NESTTD
NEW ENGLAND SOCIETY FOR THE TREATMENT OF TRAUMA AND DISSOCIATION
THIS IS NOT AN INTENSIVE
This program will illustrate the role of systemic interventions when violence either previously was, or currently is, happening in the family. In role plays with volunteers, Ms. Barrett will demonstrate how to integrate the specific interventions she introduced in the morning program.
Her model is a collaborative, resilience-oriented approach which helps families create healing plans that can provide lasting change. She will give particular attention to how the therapist can work systemically, while remaining attuned and co-creating secure, safe attachment with the family system.
Attendance at the morning program is a prerequisite for this afternoon event.
Box lunches are available to pre-order for an additional $11.00
Mary Jo Barrett, MSW
Mary Jo Barrett is the Executive Director and founder of The Center for Contextual Change, Ltd. She holds a Masters in Social Work from the University of Illinois Jane Addams School of Social Work and has been on the faculties of The University of Chicago, School of Social Service Administration, The Chicago Center For Family Health, and the Family Institute of Northwestern University. Previously, Ms. Barrett was the Clinical Director of Midwest Family Resource and has been working in the field of family violence since 1974.

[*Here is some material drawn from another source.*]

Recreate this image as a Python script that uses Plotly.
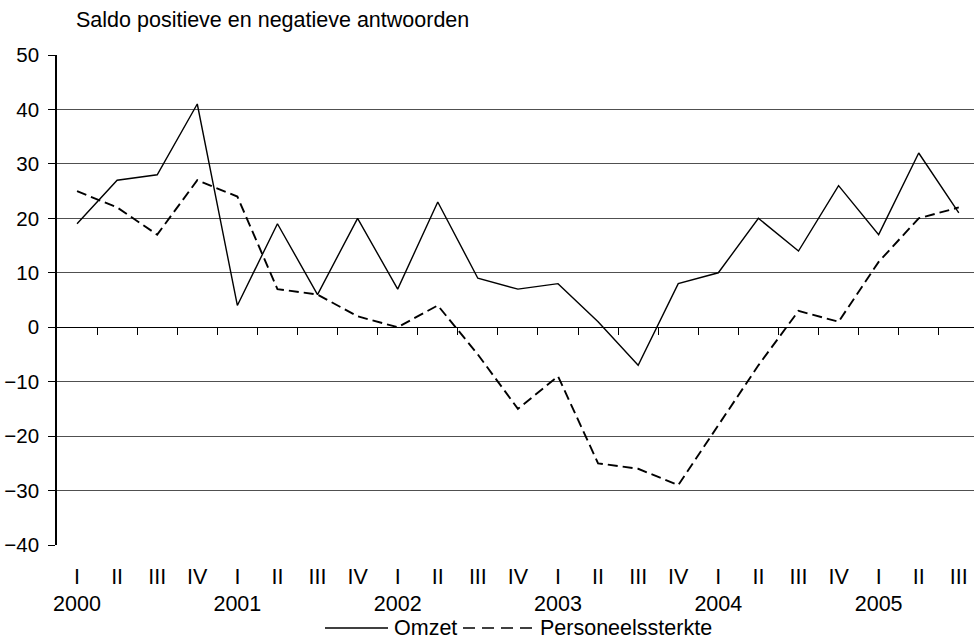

Ms. Barrett’s newest book, Treating Complex Trauma: A Relational Blueprint for Collaboration and Change, co-authored by Linda Stone Fish, published in June 2014. She has also coauthored two books with Dr. Terry Trepper: Incest: A Multiple Systems Perspective and The Systemic Treatment of Incest: A Therapeutic Handbook. She co-created the Collaborative Change Model, a highly successful contextual model of therapy used to transform the lives of those impacted by abuse and/or traumatic events. Her passion is teaching and supporting clinicians to recognize their own resources in order to help clients discover their own resources.
Her trainings and published works focus on the teaching of the Collaborative Change Model, treatment for: family and couple violence; Complex Trauma; adult survivors of sexual abuse and trauma; eating disorders; couple therapy; Post Traumatic Stress Disorder, and Compassion Fatigue.